Délibérations du Comité

Examen de la recevabilité

6.1Avant d’examiner toute plainte soumise dans une communication, le Comité des droits de l’homme doit, conformément à l’article 93 de son règlement intérieur, déterminer si la communication est recevable en vertu du Protocole facultatif.

6.2Le Comité relève que l’État partie objecte à la recevabilité de la communication en faisant valoir que les recours internes n’ont pas été épuisés. Il note que le seul article du Pacte invoqué par l’auteur en ce qui concerne les faits de l’affaire est l’article 17. Il note également que l’auteur reconnaît qu’elle n’a pas soulevé les questions qui se posent au regard de cette disposition devant les autorités de l’État partie et ne conteste pas que ces questions auraient pu être soulevées devant les juridictions nationales. Le seul argument avancé pour expliquer qu’elle ne l’a pas fait est qu’à son avis le droit à la vie privée est un «droit absolu» et que la non‑invocation de ce droit devant un tribunal néerlandais est donc «sans importance». Le Comité rappelle que selon sa jurisprudence le simple fait d’avoir des doutes sur l’efficacité d’un recours ou, comme dans le cas d’espèce, sur l’importance de ce recours ne dispense pas un individu d’épuiser les recours internes utiles.
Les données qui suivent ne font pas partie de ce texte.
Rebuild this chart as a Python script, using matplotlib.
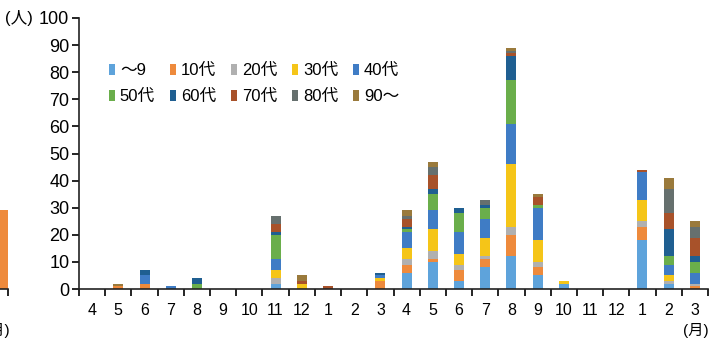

Pour cette raison, le Comité considère que la communication est irrecevable pour non‑épuisement des recours internes, en vertu de l’article 2 et du paragraphe 2 b) de l’article 5 du Protocole facultatif.

7.En conséquence, le Comité décide:

a)Que la communication est irrecevable en vertu de l’article 2 et du paragraphe 2 b) de l’article 5 du Protocole facultatif;

b)Que la présente décision sera communiquée à l’État partie et au conseil de l’auteur.

[Adopté en anglais (version originale), en espagnol et en français. Paraîtra ultérieurement en arabe, en chinois et en russe dans le rapport annuel du Comité à l’Assemblée générale.]